The NSArray we get back as the fetch result should contain a single NSDictionary object which contains the NSDate object stored using the expression description name as the key:

NSDate *oldest = [[fetchResults lastObject]
                  valueForKey:@"earliestDate"]; 

Finally just for completeness and assuming you are not using ARC we should release a few things:

[earliestExpressionDescription release];
[fetchRequest release];

This is a lot more code than the original solution but the SQL debug log shows some interesting results:

2012-01-19 21:47:39.292 ToDoSync[18639:707] CoreData: sql: SELECT
min( t0.ZCREATEDAT) FROM ZTASK t0
2012-01-19 21:47:39.304 ToDoSync[18639:707] CoreData: annotation: sql
connection fetch time: 0.0121s
2012-01-19 21:47:39.308 ToDoSync[18639:707] CoreData: annotation: total
fetch execution time: 0.0162s for 1 rows.

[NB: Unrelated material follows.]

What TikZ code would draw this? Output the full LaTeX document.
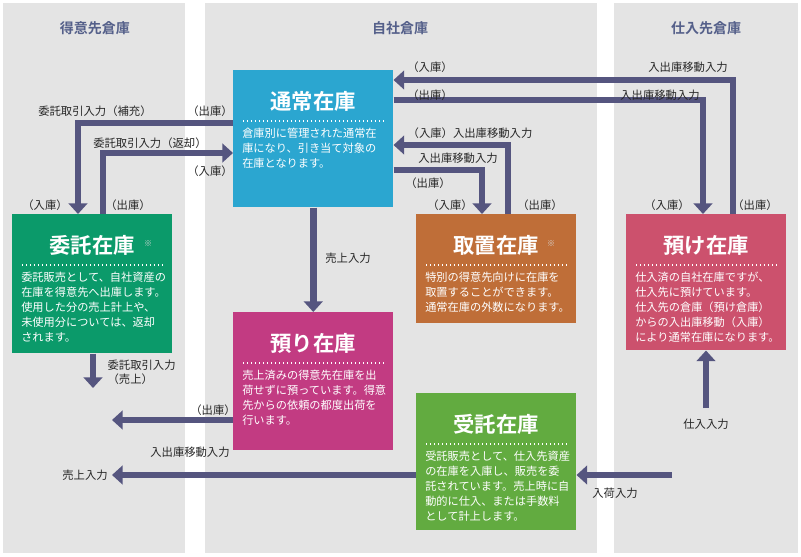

I find it somewhat amusing that the more code we write the smaller the underlying Core Data SQLite query gets :-) This fetch request, executed on the same device and dataset as before, executes in 0.0162s which is considerably faster than the original query which took over 0.07s. The reason is obvious if you take a look at the SQL query being used as Core Data is using SQLite to perform the min function directly on the createdAt property in the database avoiding the need to retrieve all 5,000 values.

Where expressions really start to become effective is when you need to perform multiple calculations on the same dataset. So suppose that we want to calculate both the earliest and the latest creation dates. All we need to do is construct a second expression:

NSExpression *latestExpression =
    [NSExpression expressionForFunction:@"max:"
    arguments:[NSArray arrayWithObject:keyPathExpression]];
NSExpressionDescription *latestExpressionDescription =
    [[NSExpressionDescription alloc] init];
[latestExpressionDescription setName:@"latestDate"];
[latestExpressionDescription setExpression:latestExpression];
[latestExpressionDescription setExpressionResultType:NSDateAttributeType];

This time we are using the max: function and we have named our expression latestDate. Note that we do not need to use a separate fetch request for each of these expressions. We can set our properties to fetch to include both expressions and execute a single fetch request:

[fetchRequest setPropertiesToFetch:[NSArray 
     arrayWithObjects:earliestExpressionDescription,
     latestExpressionDescription, nil]];

Now when we execute the fetch request we get back a dictionary containing two entries representing both the earliestDate and latestDate results:

NSError *error = nil;
NSArray *fetchResults = [self.managedObjectContext
                         executeFetchRequest:fetchRequest
                         error:&error];
NSDate *oldest = [[fetchResults lastObject] valueForKey:@"earliestDate"];
NSDate *latest = [[fetchResults lastObject] valueForKey:@"latestDate"];

As the SQL debug shows us this query to calculate both the earliest and latest dates executes almost as fast as the fetch for just the earliest date and is still many times faster than the original approach of sorting the property with Core Data:

2012-01-19 22:06:33.153 ToDoSync[18681:707] CoreData: sql: SELECT
min( t0.ZCREATEDAT), max( t0.ZCREATEDAT) FROM ZTASK t0
2012-01-19 22:06:33.170 ToDoSync[18681:707] CoreData: annotation: sql
connection fetch time: 0.0174s
2012-01-19 22:06:33.175 ToDoSync[18681:707] CoreData: annotation: total
fetch execution time: 0.0220s for 1 rows.

Wrapping Up

Using NSExpression is perhaps not the most intuitive way to perform complex queries and calculations on Core Data sets. However I think it is worth spending some time mastering them as the performance improvements can be significant, especially when you need to frequently repeat a calculation with a large data set.